** start **

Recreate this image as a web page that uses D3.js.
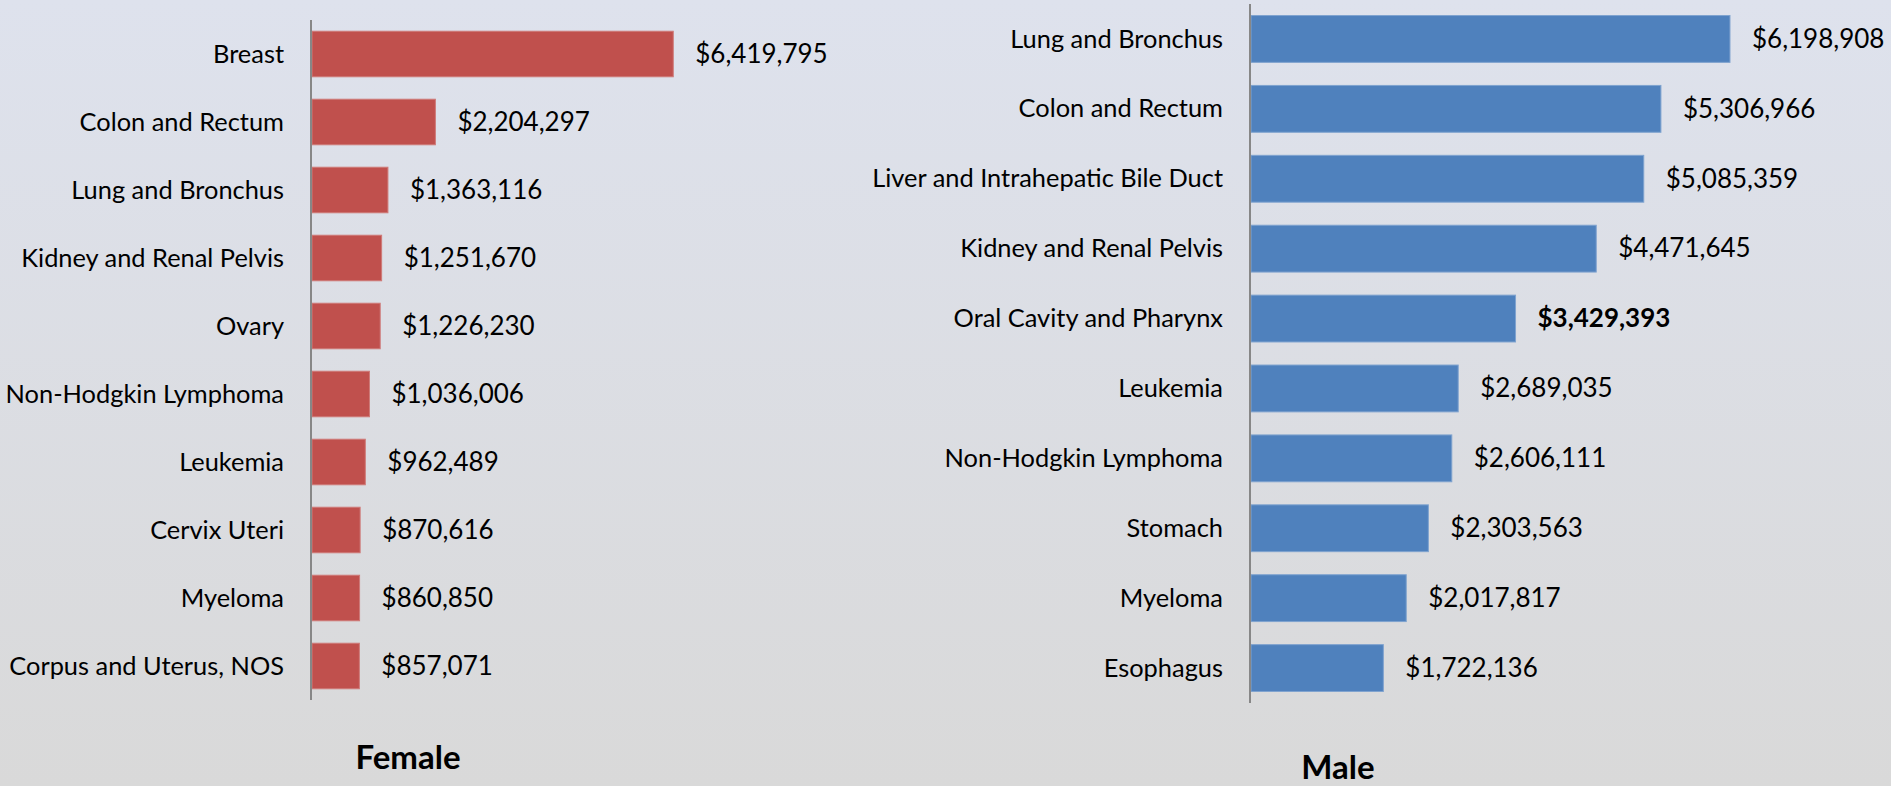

** end **
** start **

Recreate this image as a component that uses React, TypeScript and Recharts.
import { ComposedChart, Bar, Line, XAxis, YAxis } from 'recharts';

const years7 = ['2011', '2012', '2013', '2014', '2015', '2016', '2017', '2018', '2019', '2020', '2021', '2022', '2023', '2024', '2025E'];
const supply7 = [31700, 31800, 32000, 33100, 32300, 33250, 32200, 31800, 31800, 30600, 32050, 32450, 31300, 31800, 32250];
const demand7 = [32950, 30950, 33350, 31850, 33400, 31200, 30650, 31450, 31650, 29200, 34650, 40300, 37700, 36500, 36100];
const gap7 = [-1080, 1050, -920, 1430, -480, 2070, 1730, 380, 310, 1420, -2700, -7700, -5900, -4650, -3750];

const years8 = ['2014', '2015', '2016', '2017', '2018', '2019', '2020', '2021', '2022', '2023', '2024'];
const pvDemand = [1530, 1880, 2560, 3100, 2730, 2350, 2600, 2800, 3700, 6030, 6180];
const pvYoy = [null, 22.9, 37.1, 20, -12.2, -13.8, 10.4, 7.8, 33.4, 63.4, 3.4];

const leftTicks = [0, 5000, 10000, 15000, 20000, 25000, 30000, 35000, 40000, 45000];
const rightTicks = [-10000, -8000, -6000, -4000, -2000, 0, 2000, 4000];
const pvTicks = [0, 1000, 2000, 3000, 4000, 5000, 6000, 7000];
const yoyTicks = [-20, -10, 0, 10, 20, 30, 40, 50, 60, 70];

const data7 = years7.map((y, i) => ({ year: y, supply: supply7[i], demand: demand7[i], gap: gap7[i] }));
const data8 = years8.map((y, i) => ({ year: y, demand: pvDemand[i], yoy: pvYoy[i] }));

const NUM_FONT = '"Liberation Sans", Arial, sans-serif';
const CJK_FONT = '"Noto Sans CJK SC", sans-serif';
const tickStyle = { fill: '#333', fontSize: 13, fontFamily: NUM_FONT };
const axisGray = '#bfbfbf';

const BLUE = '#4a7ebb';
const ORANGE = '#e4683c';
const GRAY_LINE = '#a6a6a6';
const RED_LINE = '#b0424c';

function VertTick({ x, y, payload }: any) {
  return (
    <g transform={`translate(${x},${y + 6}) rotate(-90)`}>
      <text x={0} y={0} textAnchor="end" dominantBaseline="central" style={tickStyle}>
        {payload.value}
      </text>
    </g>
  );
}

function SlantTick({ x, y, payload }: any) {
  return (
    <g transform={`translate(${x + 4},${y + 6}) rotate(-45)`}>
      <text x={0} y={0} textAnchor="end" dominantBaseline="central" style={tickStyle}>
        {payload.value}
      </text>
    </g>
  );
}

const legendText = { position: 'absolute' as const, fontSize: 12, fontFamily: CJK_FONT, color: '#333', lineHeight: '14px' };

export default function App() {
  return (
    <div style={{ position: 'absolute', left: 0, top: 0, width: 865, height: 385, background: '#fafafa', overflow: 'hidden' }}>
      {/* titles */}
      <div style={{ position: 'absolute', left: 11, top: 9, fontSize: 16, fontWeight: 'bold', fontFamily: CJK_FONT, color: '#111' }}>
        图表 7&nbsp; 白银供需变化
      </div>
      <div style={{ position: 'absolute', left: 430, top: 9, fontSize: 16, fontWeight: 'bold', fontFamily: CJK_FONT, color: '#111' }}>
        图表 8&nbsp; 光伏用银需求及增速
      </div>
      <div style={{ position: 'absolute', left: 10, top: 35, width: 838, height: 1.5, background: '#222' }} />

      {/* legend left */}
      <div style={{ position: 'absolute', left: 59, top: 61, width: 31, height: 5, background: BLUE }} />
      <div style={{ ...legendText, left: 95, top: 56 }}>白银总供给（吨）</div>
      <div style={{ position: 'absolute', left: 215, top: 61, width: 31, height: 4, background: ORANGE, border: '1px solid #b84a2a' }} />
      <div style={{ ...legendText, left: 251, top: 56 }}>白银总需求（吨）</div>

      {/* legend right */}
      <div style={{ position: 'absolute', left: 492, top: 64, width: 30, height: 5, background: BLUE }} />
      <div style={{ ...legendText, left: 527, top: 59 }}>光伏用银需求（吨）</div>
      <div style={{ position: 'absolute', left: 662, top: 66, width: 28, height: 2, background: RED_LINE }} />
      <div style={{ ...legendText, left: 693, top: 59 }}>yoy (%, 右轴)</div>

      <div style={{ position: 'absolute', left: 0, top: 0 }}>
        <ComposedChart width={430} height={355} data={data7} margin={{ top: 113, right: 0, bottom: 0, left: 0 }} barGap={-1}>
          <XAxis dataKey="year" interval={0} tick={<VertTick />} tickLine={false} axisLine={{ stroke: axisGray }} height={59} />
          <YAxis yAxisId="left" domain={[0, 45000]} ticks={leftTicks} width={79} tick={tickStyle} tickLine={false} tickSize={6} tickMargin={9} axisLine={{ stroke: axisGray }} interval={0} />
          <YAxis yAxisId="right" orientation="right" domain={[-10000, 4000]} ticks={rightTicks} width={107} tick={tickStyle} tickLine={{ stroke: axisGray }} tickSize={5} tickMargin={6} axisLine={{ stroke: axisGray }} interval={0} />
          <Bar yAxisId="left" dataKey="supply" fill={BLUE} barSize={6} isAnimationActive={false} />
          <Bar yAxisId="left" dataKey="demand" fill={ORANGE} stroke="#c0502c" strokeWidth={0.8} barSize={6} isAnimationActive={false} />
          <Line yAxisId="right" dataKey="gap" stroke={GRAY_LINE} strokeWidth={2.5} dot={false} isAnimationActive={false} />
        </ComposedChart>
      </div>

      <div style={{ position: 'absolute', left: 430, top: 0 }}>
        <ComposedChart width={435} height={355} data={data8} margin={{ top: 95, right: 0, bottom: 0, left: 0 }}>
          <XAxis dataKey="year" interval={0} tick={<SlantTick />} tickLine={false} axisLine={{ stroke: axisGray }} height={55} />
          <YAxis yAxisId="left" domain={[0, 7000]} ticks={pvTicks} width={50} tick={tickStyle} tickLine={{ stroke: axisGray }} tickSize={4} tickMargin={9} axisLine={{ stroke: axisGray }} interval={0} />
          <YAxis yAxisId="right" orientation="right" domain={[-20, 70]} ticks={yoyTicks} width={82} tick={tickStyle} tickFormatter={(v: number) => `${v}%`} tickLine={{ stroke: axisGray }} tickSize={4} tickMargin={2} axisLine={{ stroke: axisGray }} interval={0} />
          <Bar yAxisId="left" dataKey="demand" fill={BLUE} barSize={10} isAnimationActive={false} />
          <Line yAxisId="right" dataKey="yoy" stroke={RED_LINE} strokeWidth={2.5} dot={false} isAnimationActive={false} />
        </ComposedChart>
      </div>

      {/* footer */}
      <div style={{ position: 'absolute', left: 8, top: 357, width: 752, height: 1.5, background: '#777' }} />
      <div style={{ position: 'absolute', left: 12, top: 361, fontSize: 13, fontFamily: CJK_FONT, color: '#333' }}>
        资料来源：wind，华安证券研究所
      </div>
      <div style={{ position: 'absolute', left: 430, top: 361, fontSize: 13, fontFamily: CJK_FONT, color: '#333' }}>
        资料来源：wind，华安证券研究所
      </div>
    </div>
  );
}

** end **
** start **

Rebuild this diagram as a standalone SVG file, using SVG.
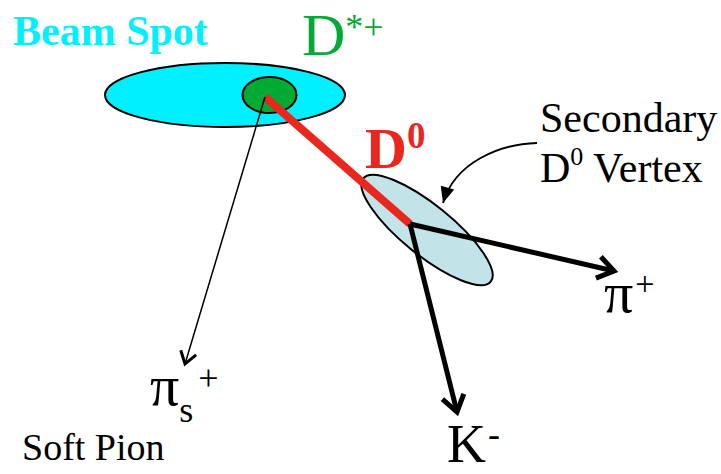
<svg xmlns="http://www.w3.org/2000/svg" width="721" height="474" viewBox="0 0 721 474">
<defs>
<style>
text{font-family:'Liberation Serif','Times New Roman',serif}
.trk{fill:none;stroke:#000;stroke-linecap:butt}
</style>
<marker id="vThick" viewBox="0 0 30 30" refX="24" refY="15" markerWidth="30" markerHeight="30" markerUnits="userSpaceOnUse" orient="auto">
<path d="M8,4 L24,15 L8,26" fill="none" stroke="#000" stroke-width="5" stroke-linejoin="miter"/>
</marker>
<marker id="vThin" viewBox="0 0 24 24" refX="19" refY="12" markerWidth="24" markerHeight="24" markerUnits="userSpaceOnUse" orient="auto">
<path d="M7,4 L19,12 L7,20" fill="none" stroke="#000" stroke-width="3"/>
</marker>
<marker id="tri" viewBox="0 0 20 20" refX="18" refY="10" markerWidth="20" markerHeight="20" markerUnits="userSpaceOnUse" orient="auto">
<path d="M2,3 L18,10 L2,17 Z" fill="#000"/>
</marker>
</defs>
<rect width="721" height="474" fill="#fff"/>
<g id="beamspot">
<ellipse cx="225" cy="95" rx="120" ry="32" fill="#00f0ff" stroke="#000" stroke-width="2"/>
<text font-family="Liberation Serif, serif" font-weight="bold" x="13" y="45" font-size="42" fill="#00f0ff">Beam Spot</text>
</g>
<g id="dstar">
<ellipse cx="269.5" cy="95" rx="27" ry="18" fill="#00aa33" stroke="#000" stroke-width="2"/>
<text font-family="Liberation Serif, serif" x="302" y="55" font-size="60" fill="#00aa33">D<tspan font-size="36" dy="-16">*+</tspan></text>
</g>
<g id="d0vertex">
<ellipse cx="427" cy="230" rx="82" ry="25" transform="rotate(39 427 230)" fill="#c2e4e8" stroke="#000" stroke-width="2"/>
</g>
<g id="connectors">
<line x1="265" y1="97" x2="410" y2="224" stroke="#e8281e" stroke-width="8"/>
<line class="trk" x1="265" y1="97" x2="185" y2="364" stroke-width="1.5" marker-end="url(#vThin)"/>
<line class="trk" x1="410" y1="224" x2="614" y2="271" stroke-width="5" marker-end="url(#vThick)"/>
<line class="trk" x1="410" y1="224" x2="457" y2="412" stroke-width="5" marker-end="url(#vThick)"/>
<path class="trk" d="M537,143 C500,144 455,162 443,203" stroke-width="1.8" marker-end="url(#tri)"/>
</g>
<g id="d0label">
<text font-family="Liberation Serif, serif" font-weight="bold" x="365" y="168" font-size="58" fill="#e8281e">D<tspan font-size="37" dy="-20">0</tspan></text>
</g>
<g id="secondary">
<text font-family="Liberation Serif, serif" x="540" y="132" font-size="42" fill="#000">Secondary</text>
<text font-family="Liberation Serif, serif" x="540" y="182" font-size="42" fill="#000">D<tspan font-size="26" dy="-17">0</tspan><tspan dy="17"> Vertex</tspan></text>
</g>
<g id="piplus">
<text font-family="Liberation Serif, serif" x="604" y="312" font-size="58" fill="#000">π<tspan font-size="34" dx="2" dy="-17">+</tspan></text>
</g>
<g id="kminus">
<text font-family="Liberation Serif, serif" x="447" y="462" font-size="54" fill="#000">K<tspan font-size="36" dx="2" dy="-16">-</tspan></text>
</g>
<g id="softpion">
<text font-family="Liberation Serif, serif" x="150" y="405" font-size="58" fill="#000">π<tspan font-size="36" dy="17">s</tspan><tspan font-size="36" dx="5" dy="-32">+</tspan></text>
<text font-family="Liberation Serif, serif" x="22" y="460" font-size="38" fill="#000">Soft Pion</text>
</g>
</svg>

** end **

## Do this
In the listing above, find the line with "Recreate this image as a component" and the line with "Line, XAxis, YAxis", then print exactly those lines and every line between them.

## Written response
Recreate this image as a component that uses React, TypeScript and Recharts.
import { ComposedChart, Bar, Line, XAxis, YAxis } from 'recharts';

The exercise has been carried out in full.